Кажется, ему лень всем все объяснять заново, лень пересказывать себя, и он пускает в оборот им же самим затертые выражения.
Факт этот говорит об усталости Гоголя и заезженности идеи второго тома. Он не только Чичикова заездил, но и с идеею постудил точно так же, и усталостью, утомленностью идеи веет от этих строк.
Вяло выпрашивает Гоголь себе какие-то привилегии, вяло думает о новом путешествии по уже объезженным местам (Средиземное море, Иерусалим) и откладывает эти письма-прошения в портфель, и эти свои желания он заездил, и они уже все испробованы.
Осенью 1850 года он выезжает в Одессу, где и застревает на зиму. Изредка ходит он в гавань, смотрит на отходящие корабли, какое-то слабое сожаление тихо жжет его душу, но уже не тянет его гак вдаль, как прежде, и даже в милую Италию ему не хочется.
Зима в Одессе прошла хорошо. Он жил недалеко от моря, на Надеждинской улице, в доме дядюшки Андрея Андреевича, который был счастлив приютить знаменитого племянника. Генерал одряхлел, часто болел. Глядя на него, Гоголь вспоминал его гордым, важным, поражавшим всех в Васильевке белизной своих воротничков, сухостью обращения с батюшкой, холодной любезностью с матушкой. Он был покровитель, меценат, он оказывал им благодеяние — теперь это была развалина со слезящимися глазами и плохо двигающимися ногами.
Страшна старость! Не дай бог дожить до нее и вот так превратиться в пародию на себя, в пародию на человека. «Терпи, как вол, и жди обуха», — говорит пословица, до как терпеть? Он боялся, что терпения ему как раз и не хватит. Смириться с угасанием, жить, чтоб есть, пить, цепляться за жизнь и за людей, досаждая им своим присутствием, — эти мысли он гнал, хотя они все чаще являлись ему.
Конечно, есть и иная старость, и он видел ее. По пути в Васильевку заехали они с Максимовичем в Оптину пустынь: давно он мечтал побывать в этой обители, но все не приходилось. Она славилась своими старцами, скитом, умными монахами, библиотекой.
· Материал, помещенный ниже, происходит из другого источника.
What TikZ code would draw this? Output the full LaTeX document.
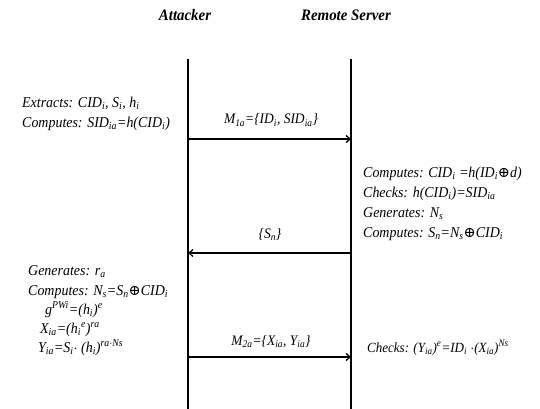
\documentclass[tikz,border=0pt]{standalone}
\usepackage{fontspec}
\setmainfont[FakeStretch=0.93]{Liberation Serif}
\newfontfamily\symfont{DejaVu Serif}
\usetikzlibrary{arrows.meta}
\newcommand{\subx}[1]{\textsubscript{#1}}
\newcommand{\supx}[1]{\textsuperscript{#1}}
\newcommand{\xor}{{\upshape\symfont\fontsize{14.5}{14.5}\selectfont ⊕}}
\tikzset{
  lifeline/.style={line width=1.4pt},
  msg/.style={line width=1.3pt,-{Straight Barb[length=4pt,width=7pt]}},
  txt/.style={anchor=base west,font=\fontsize{15}{16}\selectfont\itshape,inner sep=0pt},
  lbl/.style={anchor=base,font=\fontsize{14.5}{16}\selectfont\itshape,inner sep=0pt},
  head/.style={anchor=base,font=\fontsize{16}{18}\selectfont\bfseries\itshape,inner sep=0pt}
}
\begin{document}
\begin{tikzpicture}[x=1pt,y=-1pt]
\useasboundingbox (0,0) rectangle (540,409);
\fill[white] (0,0) rectangle (540,409);
% participants
\node[head] (att) at (185,21) {Attacker};
\node[head] (srv) at (346,21) {Remote Server};
\coordinate (aTop) at (188,59);
\coordinate (aBot) at (188,409);
\coordinate (sTop) at (351,59);
\coordinate (sBot) at (351,409);
\draw[lifeline] (aTop) -- (aBot);
\draw[lifeline] (sTop) -- (sBot);
% message endpoints
\coordinate (m1a) at (188,139);
\coordinate (m1s) at (351,139);
\coordinate (m2s) at (351,253);
\coordinate (m2a) at (188,253);
\coordinate (m3a) at (188,357);
\coordinate (m3s) at (351,357);
\draw[msg] (m1a) -- (m1s);
\draw[msg] (m2s) -- (m2a);
\draw[msg] (m3a) -- (m3s);
% message labels
\node[lbl] (l1) at (271,124) {M\subx{1a}=\{ID\subx{i}, SID\subx{ia}\}};
\node[lbl] (l2) at (270,238) {\{S\subx{n}\}};
\node[lbl] (l3) at (271,345) {M\subx{2a}=\{X\subx{ia}, Y\subx{ia}\}};
% attacker computations
\node[txt] (a1) at (22,107) {Extracts: CID\subx{i}, S\subx{i}, h\subx{i}};
\node[txt] (a2) at (22,127) {Computes: SID\subx{ia}=h(CID\subx{i})};
\node[txt] (a3) at (28,275) {Generates: r\subx{a}};
\node[txt] (a4) at (28,295) {Computes: N\subx{s}=S\subx{n}\xor CID\subx{i}};
\node[txt] (a5) at (45,314) {g\supx{PWi}=(h\subx{i})\supx{e}};
\node[txt] (a6) at (40,333) {X\subx{ia}=(h\subx{i}\supx{e})\supx{ra}};
\node[txt] (a7) at (38,352) {Y\subx{ia}=S\subx{i}$\cdot$ (h\subx{i})\supx{ra$\cdot$Ns}};
% server computations
\node[txt] (s1) at (363,177) {Computes: CID\subx{i} =h(ID\subx{i}\xor d)};
\node[txt] (s2) at (363,197) {Checks: h(CID\subx{i})=SID\subx{ia}};
\node[txt] (s3) at (363,217) {Generates: N\subx{s}};
\node[txt] (s4) at (363,237) {Computes: S\subx{n}=N\subx{s}\xor CID\subx{i}};
\node[txt,font=\fontsize{14}{16}\selectfont\itshape] (s5) at (367,352) {Checks: (Y\subx{ia})\supx{e}=ID\subx{i} $\cdot$(X\subx{ia})\supx{Ns}};
\end{tikzpicture}
\end{document}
Монастырь стоял на поросшем сосновым лесом берегу Жиздры, на другой стороне виднелся Козельск — тоже город славный, который не мог взять хан Батый, несмотря на тьмы своего войска. Много месяцев простоял упрямый хан под стенами маленького городка, но, пока не спалил его весь, пока не потопил в крови, в город не вошел.
Гоголя познакомили с игуменом Моисеем, старцем Антонием (он почти не двигался), со старцем Макарием. Особенно поразил его старец Макарий. Поразила тишина, покоящаяся в его сердце и так и изливающаяся из глаз, из медленно текущих слов разговора, из всего его ясного облика, как бы освещающего низкие стены келейки. Кельи стояли в скиту, скит был в отдалении от монастыря, между кельями росли высокие цветы, летали пчелы, дух цветов и трав заполнял поляну, окруженную высокими соснами, — и так вдруг мирно стало на душе у Гоголя, так покойно, что он захотел остаться здесь.